◆ **SET EXERCISE**: Copy each line where the word "chart" occurs.

◆ **RECORDED DATA**:
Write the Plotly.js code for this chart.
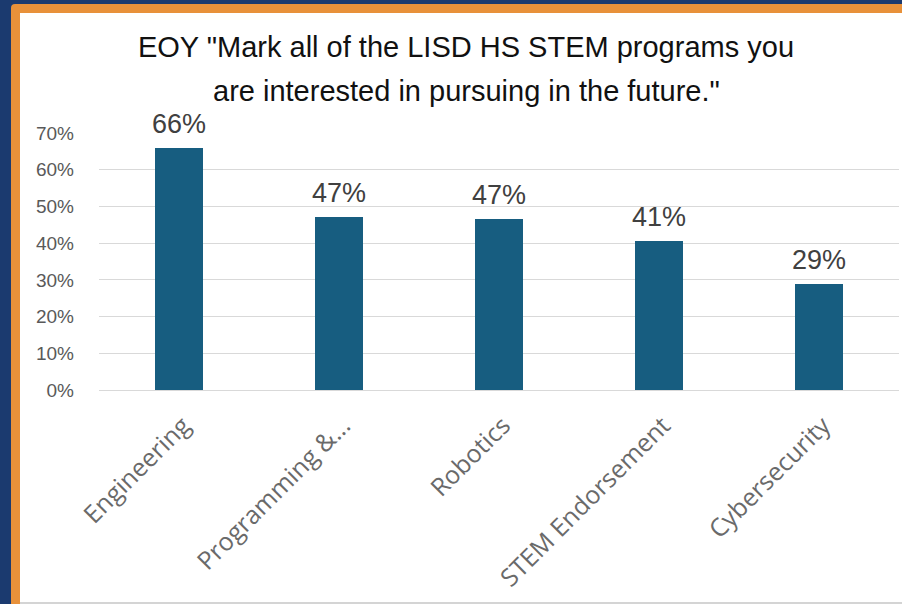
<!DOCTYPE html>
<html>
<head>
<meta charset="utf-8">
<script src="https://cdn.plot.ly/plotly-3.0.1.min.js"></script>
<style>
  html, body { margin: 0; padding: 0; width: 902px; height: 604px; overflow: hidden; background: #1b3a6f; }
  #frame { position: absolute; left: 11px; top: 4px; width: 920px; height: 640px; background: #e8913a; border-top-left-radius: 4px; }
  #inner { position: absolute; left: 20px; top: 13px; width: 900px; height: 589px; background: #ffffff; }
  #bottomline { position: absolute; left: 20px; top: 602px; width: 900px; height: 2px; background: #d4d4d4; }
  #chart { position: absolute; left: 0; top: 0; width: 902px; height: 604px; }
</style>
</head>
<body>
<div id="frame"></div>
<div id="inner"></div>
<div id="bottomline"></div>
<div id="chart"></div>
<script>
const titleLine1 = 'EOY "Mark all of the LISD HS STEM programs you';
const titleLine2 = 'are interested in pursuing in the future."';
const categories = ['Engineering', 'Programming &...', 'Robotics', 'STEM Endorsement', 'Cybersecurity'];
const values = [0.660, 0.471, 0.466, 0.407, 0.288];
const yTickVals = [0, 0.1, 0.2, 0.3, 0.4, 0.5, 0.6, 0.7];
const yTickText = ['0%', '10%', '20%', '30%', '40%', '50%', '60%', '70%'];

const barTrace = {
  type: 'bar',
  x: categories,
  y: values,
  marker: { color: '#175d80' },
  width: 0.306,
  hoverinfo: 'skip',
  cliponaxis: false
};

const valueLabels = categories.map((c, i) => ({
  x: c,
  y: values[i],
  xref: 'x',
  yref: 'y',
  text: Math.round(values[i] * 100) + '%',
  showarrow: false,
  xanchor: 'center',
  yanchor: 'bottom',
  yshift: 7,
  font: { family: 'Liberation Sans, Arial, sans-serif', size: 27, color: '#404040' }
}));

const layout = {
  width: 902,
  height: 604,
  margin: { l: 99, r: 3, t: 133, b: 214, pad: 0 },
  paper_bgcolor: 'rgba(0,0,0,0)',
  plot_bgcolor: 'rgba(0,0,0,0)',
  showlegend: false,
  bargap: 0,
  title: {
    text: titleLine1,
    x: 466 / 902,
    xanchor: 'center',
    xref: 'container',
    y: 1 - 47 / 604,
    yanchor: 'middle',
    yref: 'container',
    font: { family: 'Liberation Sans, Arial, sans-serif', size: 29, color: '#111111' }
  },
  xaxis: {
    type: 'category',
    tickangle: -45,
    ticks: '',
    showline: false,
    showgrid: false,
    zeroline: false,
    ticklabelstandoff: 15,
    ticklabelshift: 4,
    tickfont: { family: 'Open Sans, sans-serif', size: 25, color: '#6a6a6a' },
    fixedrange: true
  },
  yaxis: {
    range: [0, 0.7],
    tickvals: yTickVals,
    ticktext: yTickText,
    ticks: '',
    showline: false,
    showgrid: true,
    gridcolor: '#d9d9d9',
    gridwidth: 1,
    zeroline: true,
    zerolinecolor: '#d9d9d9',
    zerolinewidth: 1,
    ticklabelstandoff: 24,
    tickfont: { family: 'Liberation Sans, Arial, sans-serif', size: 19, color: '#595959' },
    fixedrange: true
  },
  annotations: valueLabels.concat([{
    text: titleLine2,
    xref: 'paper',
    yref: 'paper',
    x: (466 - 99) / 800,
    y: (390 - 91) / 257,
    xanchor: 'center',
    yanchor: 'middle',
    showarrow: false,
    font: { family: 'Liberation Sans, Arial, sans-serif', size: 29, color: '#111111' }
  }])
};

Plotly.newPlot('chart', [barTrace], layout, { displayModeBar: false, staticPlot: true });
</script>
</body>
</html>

◆ **ANSWER TO THIS PROBLEM**:
Write the Plotly.js code for this chart.
  #chart { position: absolute; left: 0; top: 0; width: 902px; height: 604px; }
<div id="chart"></div>
Plotly.newPlot('chart', [barTrace], layout, { displayModeBar: false, staticPlot: true });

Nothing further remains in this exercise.